Builds up from the foundation

When I cracked open the first book dedicated solely to the Spring framework, I expected a rush job. After all, the book covers Spring 1.2, which hasn't been out there all that long. I was pleasantly surprised. It's tough for a book this fat to be this timely. But it is. Let me start with what I liked the most about the book. - The authors start with examples that don't use dependency injection at all. They refactor those exmaples, so you can see the value of the core design pattern supported by Spring. This, in my view, was nicely done. It's critical. - The authors treat each topic completely before moving on to the next. For example, for the base container, they walk through the edge cases, like method injection and introduction, and explain the core problem that they solve.
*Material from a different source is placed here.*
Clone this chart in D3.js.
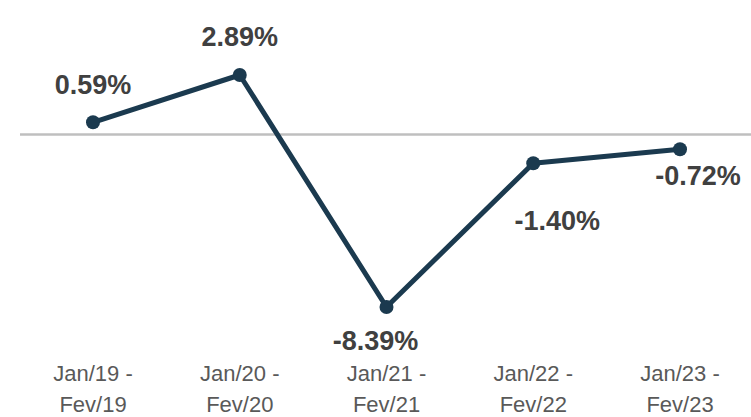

As early contributors of Spring, the authors were well positioned to do this. - The example is simple. I think that there's been too much of a movement to building real business applications in books. These treatments quickly bog down into details, and distract from the topics that they're trying to cover. - The sense of humor is there, and it's not overdone. I like having the obscenity filters as an AOP example. (I just wish that the book found some way to include a logging example...or not.) - The book is comprehensive. It covers the core subjects of DI, AOP, persistence, messaging and remoting, but also some edge scenarios like mail, scheduling, and the like. It's tough to find a down side, but if I had to pick, I'd say that the language bogs down at some points. This, in my opinion, falls on the editors, and not the authors. I do think that the order of the topics was a bit strange, like introducing AOP before establishing a need. But I'm picking here. This book is very well done, and I'm glad I got it. I would definitely buy it again.